Interpretive Summary: Changes in the stationary conditions of hydrologic time series are associated with natural or man-made activities, or network operation problems. Detection and identification of network operation drivers is fundamental in hydrologic investigation as changes in random and systematic errors can exacerbate modeling results or bias research conclusions. In this paper, a data screening procedure was applied to weather and soil climate time series data from the USDA-ARS Micronet dataset. Detection of statistically significant monotonic trends and changes in mean and variance were used to investigate non-stationary conditions with network operation drivers. Detection of spurious data, filling in missing data, and statistical tests were applied to over 1,000 time series, and then confronted with Micronet network operation reports (metadata). Processed data were made publicly available at the ARS Grazinglands Research Laboratory data repository. A Grazinglands Research laboratory newly developed application, SPELLmap was used to perform data data manipulation and statistical tests on watershed segregated datasets, and temporally aggregated data. Tests for independency (e.g., Anderson test), normality, monotonic trend (e.g., Spearman test), detection of change point (Pettitt test), and split test (e.g., F-test, and T-test) were used to assess non-stationary conditions. Statistically significant (95% confident level) monotonic trends and changes in mean and variance were detected on annual maximum air temperature, rainfall, relative humidity, and solar radiation, and in maximum and minimum soil temperature time series. Network operation procedures such as change in calibration protocols and sensor upgrades as well as natural regional weather trends were suspected to drive the detection of statistically significant trends and changes in mean and variance. It is concluded that a data screening procedure is fundamental to identify potential sources of uncertainty in hydrologic modeling and assess potential transfer functions.

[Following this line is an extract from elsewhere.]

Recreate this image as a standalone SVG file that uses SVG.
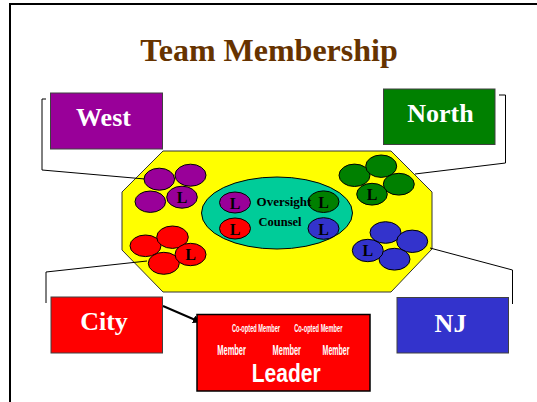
<svg xmlns="http://www.w3.org/2000/svg" width="537" height="402" viewBox="0 0 537 402">
<style>
.box{stroke:#404040;stroke-width:1}
.lbl{font-family:"Liberation Serif",serif;font-weight:bold;fill:#fff;text-anchor:middle}
.c{stroke:#000;stroke-width:1}
.L{font-family:"Liberation Serif",serif;font-weight:bold;font-size:16px;fill:#000;text-anchor:middle}
.conn{fill:none;stroke:#000;stroke-width:1}
.sm{font-family:"Liberation Sans",sans-serif;font-weight:bold;fill:#fff;text-anchor:middle}
</style>
<defs>
<marker id="ah" markerWidth="8" markerHeight="8" refX="7" refY="4" orient="auto" markerUnits="userSpaceOnUse">
<path d="M0,0 L8,4 L0,8 Z" fill="#000"/>
</marker>
</defs>
<rect width="537" height="402" fill="#fff"/>
<rect x="10" y="4" width="600" height="500" fill="none" stroke="#000" stroke-width="2"/>
<text x="269" y="61" font-family="Liberation Serif,serif" font-weight="bold" font-size="32" fill="#663300" text-anchor="middle">Team Membership</text>

<g id="table">
<polygon points="163,151 391,151 432,192 432,249 391,292 163,292 122,250 122,192" fill="#ffff00" stroke="#333" stroke-width="1"/>
</g>

<g id="connectors">
<polyline class="conn" points="46,99 42,99 42,170 145,179"/>
<polyline class="conn" points="499,95 505.5,95 505.5,163 415,174"/>
<polyline class="conn" points="46,303 46,272 147,261"/>
<polyline class="conn" points="430,248 512.5,270 512.5,304"/>
<line x1="163" y1="306" x2="200" y2="322" stroke="#000" stroke-width="2" marker-end="url(#ah)"/>
</g>

<g id="oversight">
<ellipse cx="277" cy="213" rx="75.5" ry="36" fill="#00cc99" stroke="#000"/>
<ellipse class="c" cx="235" cy="202.5" rx="15.5" ry="10.5" fill="#990099"/>
<text class="L" x="235" y="208.5">L</text>
<ellipse class="c" cx="235" cy="228.5" rx="15.5" ry="10.5" fill="#ff0000"/>
<text class="L" x="235" y="234.5">L</text>
<ellipse class="c" cx="323.5" cy="201.7" rx="15.5" ry="10.8" fill="#008000"/>
<text class="L" x="323.5" y="207.7">L</text>
<ellipse class="c" cx="323.5" cy="228.5" rx="15.5" ry="10.8" fill="#3333cc"/>
<text class="L" x="323.5" y="234.5">L</text>
<text x="284" y="205.5" font-family="Liberation Serif,serif" font-weight="bold" font-size="13" fill="#000" text-anchor="middle">Oversight</text>
<text x="280" y="225.5" font-family="Liberation Serif,serif" font-weight="bold" font-size="12.5" fill="#000" text-anchor="middle">Counsel</text>
</g>

<g id="west-cluster">
<ellipse class="c" cx="159.3" cy="179.2" rx="15.3" ry="11" fill="#990099"/>
<ellipse class="c" cx="190.5" cy="175.2" rx="15.5" ry="11" fill="#990099"/>
<ellipse class="c" cx="150.3" cy="201.7" rx="15.3" ry="10.7" fill="#990099"/>
<ellipse class="c" cx="182" cy="197.2" rx="15.3" ry="11" fill="#990099"/>
<text class="L" x="182" y="203">L</text>
</g>

<g id="north-cluster">
<ellipse class="c" cx="354.5" cy="175.3" rx="15.5" ry="11.2" fill="#008000"/>
<ellipse class="c" cx="381.2" cy="166.2" rx="15.5" ry="11.2" fill="#008000"/>
<ellipse class="c" cx="398.8" cy="184.2" rx="15.5" ry="10.9" fill="#008000"/>
<ellipse class="c" cx="372" cy="194.2" rx="15.3" ry="10.9" fill="#008000"/>
<text class="L" x="372" y="200">L</text>
</g>

<g id="nj-cluster">
<ellipse class="c" cx="385.5" cy="232.5" rx="15.5" ry="10.8" fill="#3333cc"/>
<ellipse class="c" cx="412.2" cy="241.3" rx="15.5" ry="11.2" fill="#3333cc"/>
<ellipse class="c" cx="394.5" cy="259.2" rx="15.5" ry="10.9" fill="#3333cc"/>
<ellipse class="c" cx="367.8" cy="250.5" rx="15.5" ry="11.2" fill="#3333cc"/>
<text class="L" x="367.8" y="256.3">L</text>
</g>

<g id="city-cluster">
<ellipse class="c" cx="145.5" cy="245.8" rx="15.5" ry="10.8" fill="#ff0000"/>
<ellipse class="c" cx="172.5" cy="237.2" rx="15.8" ry="11.2" fill="#ff0000"/>
<ellipse class="c" cx="163.8" cy="263.3" rx="15.5" ry="11" fill="#ff0000"/>
<ellipse class="c" cx="190.5" cy="254.5" rx="15.5" ry="11.2" fill="#ff0000"/>
<text class="L" x="190.5" y="260.3">L</text>
</g>

<g id="west">
<rect class="box" x="50.5" y="93" width="112" height="56" fill="#990099"/>
<text class="lbl" x="103.5" y="126" font-size="26">West</text>
</g>

<g id="north">
<rect class="box" x="383.5" y="89" width="111.5" height="55.5" fill="#008000"/>
<text class="lbl" x="440.5" y="122" font-size="26">North</text>
</g>

<g id="city">
<rect class="box" x="51" y="297" width="111.5" height="56" fill="#ff0000"/>
<text class="lbl" x="104" y="330" font-size="26">City</text>
</g>

<g id="nj">
<rect class="box" x="397" y="297.5" width="111.5" height="55.5" fill="#3333cc"/>
<text class="lbl" x="450.5" y="332" font-size="26">NJ</text>
</g>

<g id="team">
<rect x="197" y="314.5" width="173" height="76.5" fill="#ff0000" stroke="#000" stroke-width="1.5"/>
<text class="sm" transform="translate(256,331.5) scale(0.54,1)" font-size="10.5">Co-opted Member</text>
<text class="sm" transform="translate(318.3,331.5) scale(0.54,1)" font-size="10.5">Co-opted Member</text>
<text class="sm" transform="translate(231.6,355) scale(0.535,1)" font-size="14">Member</text>
<text class="sm" transform="translate(286.8,355) scale(0.53,1)" font-size="14">Member</text>
<text class="sm" transform="translate(336,355) scale(0.5,1)" font-size="14">Member</text>
<text class="sm" transform="translate(286.2,381.7) scale(0.84,1)" font-size="25">Leader</text>
</g>
</svg>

Technical Abstract: The presence of non-stationary condition in long term hydrologic observation networks are associated with natural and anthropogenic stressors or network operation problems. Detection and identification of network operation drivers is fundamental in hydrologic investigation due to changes in systematic errors that can exacerbate modeling results or bias research conclusions. In this paper, a data screening procedure was applied to the Micronet USDA-ARS dataset. Detection of statistically significant monotonic trends and changes in mean and variance were used to investigate non-stationary conditions with network operation drivers. Detection of spurious data, filling in missing data, and data screening procedures were applied to over 1,000 time series, and processed data made publicly available. The SPELLmap application was used for data processing and statistical tests on watershed segregated datasets, and temporally aggregated data. Test for independency (Anderson test), normality, monotonic trend (Spearman test), detection of change point (Pettitt test), and split test (F- and T-test) were used to assess non-stationary conditions. Statistically significant (95% CL) monotonic trends and changes in mean and variance were detected on annual maximum air temperature, rainfall, relative humidity, and solar radiation, and in maximum and minimum soil temperature time series. Network operation procedures such as change in calibration protocols and sensor upgrades as well as natural regional weather trends were suspected to drive the detection of statistically significant trends and changes in mean and variance. It is concluded that a data screening procedure is fundamental to identify potential sources of uncertainty in hydrologic modeling and assess potential transfer functions.